A study conducted by Duke University on 1 million public school students in N.C. over more than a decade showed that students who were enrolled in pre-K programs have higher reading and math scores in later years, are less likely to be in special education, have higher graduation rates and have less contact with the criminal justice system, said Bob Feikema, president and CEO of Family Services.
Pre-K programs can help shape a child’s entire future, providing the needed support to be on par with the rest of their classmates when they get to kindergarten, or even ahead of the curve.
“These programs are important, and parents know it,” he said, but added pre-K is important to the community’s success as a whole. “It’s an economic development issue, too, which businesses are zeroing in on. If we want a good economic workforce later, we need to make these investments now.”
In Forsyth County, there are about 4,500 4-year-olds. Only about one-third of those children are enrolled in high-quality pre-K programs, Feikema said.
The county is looking to improve access for all children. The Kate B. Reynolds Charitable Trust gave a grant of $847,250 to Family Services to conduct a public awareness and engagement campaign for pre-K, as well as a feasibility study, to be completed this year.
“We want everyone to thrive, regardless of their economic status or color of their skin,” said Dr. Laura Gerald, president of the Kate B. Reynolds Trust. “Too often, due to high costs, wait lists or bias, people are not able to access such services. (Children) are then cared for by family friends and neighbors, rather than licensed early learning opportunities.”
Part of the money will be used to conduct a feasibility study by Forsyth Futures, said Adam Hill, director of data strategy and impact.
“Information will be gathered from parents to assess the demand of pre-K in the community, and what are the barriers, so we can assess how to adapt or change to provide these services,” he said. “And we’ll assess if we have enough classrooms and pre-K teachers.”

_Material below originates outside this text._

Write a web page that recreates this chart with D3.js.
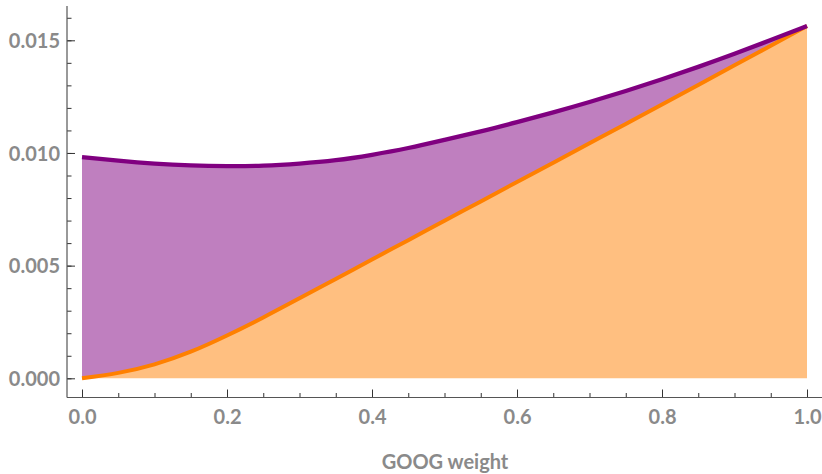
<html>
<head>
<meta charset="utf-8">
<title>GOOG weight</title>
<style>
  body { margin: 0; background: #fff; }
  text { font-family: Lato, "Open Sans", sans-serif; font-weight: bold; }
</style>
</head>
<body>
<script src="https://cdn.jsdelivr.net/npm/d3@7/dist/d3.min.js"></script>
<script>

var width  = 822;
var height = 474;

// GOOG weight 0 .. 1
var weights = [0, 0.05, 0.1, 0.15, 0.2, 0.25, 0.3, 0.35, 0.4, 0.45, 0.5,
               0.55, 0.6, 0.65, 0.7, 0.75, 0.8, 0.85, 0.9, 0.95, 1];
// upper curve (purple)
var totalRisk = [0.00982, 0.00966, 0.00953, 0.00945, 0.00942, 0.00944, 0.00953, 0.00968,
                 0.00992, 0.01022, 0.01058, 0.01096, 0.01137, 0.01180, 0.01226, 0.01275,
                 0.01327, 0.01382, 0.01440, 0.01501, 0.01563];
// lower curve (orange)
var googRisk = [0.00000, 0.00024, 0.00062, 0.00118, 0.00190, 0.00270, 0.00355, 0.00441,
                0.00527, 0.00613, 0.00699, 0.00785, 0.00871, 0.00957, 0.01043, 0.01129,
                0.01215, 0.01302, 0.01389, 0.01476, 0.01563];

var xTicks = [0, 0.2, 0.4, 0.6, 0.8, 1.0];
var yTicks = [0, 0.005, 0.010, 0.015];
var xMinor = d3.range(0, 1.0001, 0.05);
var yMinor = d3.range(0, 0.01601, 0.001);

var data = weights.map(function(w, i){ return { w: w, top: totalRisk[i], low: googRisk[i] }; });

var svg = d3.select("body").append("svg")
            .attr("width", width)
            .attr("height", height);

var x = d3.scaleLinear().domain([0, 1]).range([82, 807]);
var y = d3.scaleLinear().domain([0, 0.015]).range([378.3, 40.3]);

var axisX = 67;      // y axis position
var axisY = 397.5;   // x axis position

// fills
var curve = d3.curveNatural;

svg.append("path")
   .datum(data)
   .attr("fill", "#bf7fbf")
   .attr("d", d3.area().curve(curve)
          .x(function(d){ return x(d.w); })
          .y0(function(d){ return y(d.low); })
          .y1(function(d){ return y(d.top); }));

svg.append("path")
   .datum(data)
   .attr("fill", "#ffbf80")
   .attr("d", d3.area().curve(curve)
          .x(function(d){ return x(d.w); })
          .y0(y(0))
          .y1(function(d){ return y(d.low); }));

// lines
svg.append("path")
   .datum(data)
   .attr("fill", "none")
   .attr("stroke", "#ff8000")
   .attr("stroke-width", 4)
   .attr("d", d3.line().curve(curve)
          .x(function(d){ return x(d.w); })
          .y(function(d){ return y(d.low); }));

svg.append("path")
   .datum(data)
   .attr("fill", "none")
   .attr("stroke", "#800080")
   .attr("stroke-width", 4.3)
   .attr("d", d3.line().curve(curve)
          .x(function(d){ return x(d.w); })
          .y(function(d){ return y(d.top); }));

// axes
function styleAxis(g) {
  g.select(".domain").remove();
  g.selectAll(".tick line").attr("stroke", "#333").attr("stroke-width", 1);
  g.selectAll(".tick text").attr("fill", "#8a8a8a").style("font-size", "20px");
}

svg.append("g")
   .attr("transform", "translate(" + axisX + ",0)")
   .call(d3.axisLeft(y).tickValues(yMinor).tickSizeInner(-4.5).tickSizeOuter(0).tickFormat(""))
   .call(styleAxis);

svg.append("g")
   .attr("transform", "translate(" + axisX + ",0)")
   .call(d3.axisLeft(y).tickValues(yTicks).tickSizeInner(-8).tickSizeOuter(0)
         .tickPadding(7).tickFormat(d3.format(".3f")))
   .call(styleAxis)
   .selectAll(".tick text").attr("dy", "0.36em");

svg.append("g")
   .attr("transform", "translate(0," + axisY + ")")
   .call(d3.axisBottom(x).tickValues(xMinor).tickSizeInner(-4.5).tickSizeOuter(0).tickFormat(""))
   .call(styleAxis);

svg.append("g")
   .attr("transform", "translate(0," + axisY + ")")
   .call(d3.axisBottom(x).tickValues(xTicks).tickSizeInner(-8).tickSizeOuter(0)
         .tickPadding(12).tickFormat(d3.format(".1f")))
   .call(styleAxis);

// axis lines
svg.append("line")
   .attr("x1", axisX).attr("x2", axisX)
   .attr("y1", 6).attr("y2", axisY)
   .attr("stroke", "#555").attr("stroke-width", 1.2);

svg.append("line")
   .attr("x1", axisX).attr("x2", 822)
   .attr("y1", axisY).attr("y2", axisY)
   .attr("stroke", "#555").attr("stroke-width", 1.2);

// axis title
svg.append("text")
   .attr("x", 445)
   .attr("y", 469)
   .attr("text-anchor", "middle")
   .attr("fill", "#8a8a8a")
   .style("font-size", "20px")
   .text("GOOG weight");

</script>
</body>
</html>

After the initial interviews with focus groups, a larger community survey will be conducted, Hill said, with a report of all findings expected in November or December.

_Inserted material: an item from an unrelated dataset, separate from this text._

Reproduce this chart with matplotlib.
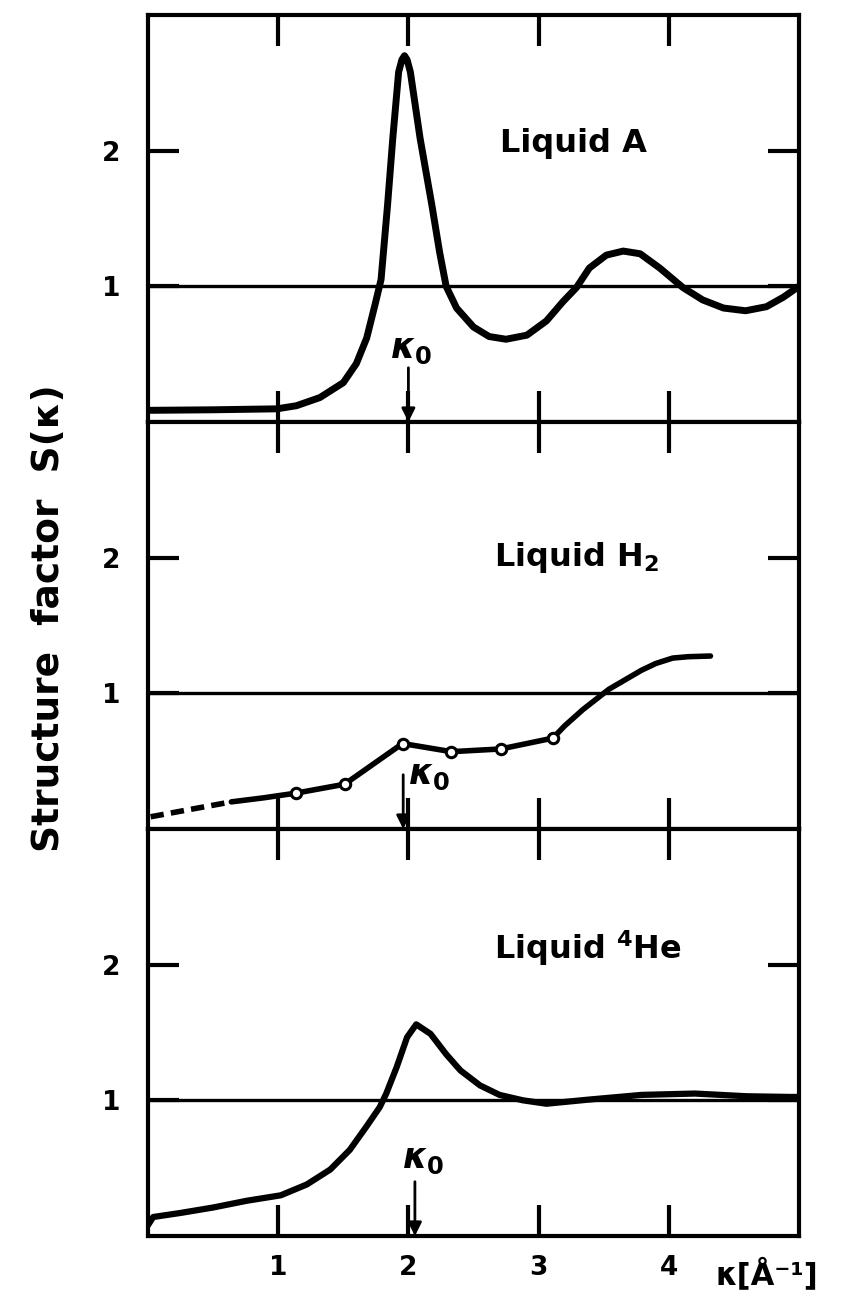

Feikema hopes the community will rally around this cause.
“The first five years of life are a tremendous cognitive and social time. More than 1 million neural connectors are formed every second. A child’s environment helps shape their brain,” he said. “They need a positive, nurturing environment that fosters learning.”
Gwen Conover, the lead teacher of a pre-K classroom at the Winston-Salem State Child Development Center, said the class is vital to helping students succeed.
“We get them as raw as they come. Some have never been in school, some have been in another classroom,” she said. “We got one child the other day who had never held scissors before.”
By the time they leave, some can count to 100, they can write their first and last name and some demonstrate an interest in reading, Conover said.
“This is the foundation all other school lays on, it’s the abilities everything else lays on,” she said. “Whatever they’re exposed to becomes more clear, so when they’re in kindergarten, they have the ‘aha’ moment.”
Feikema said they’re hoping to have 200 pre-K classrooms. The feasibility study will help determine if there are staff and space to support that.
“We want to add programs and improve the quality of existing programs,” he said.
He hopes the state, local government and businesses will step up with funding for improving the pre-K program in Forsyth County.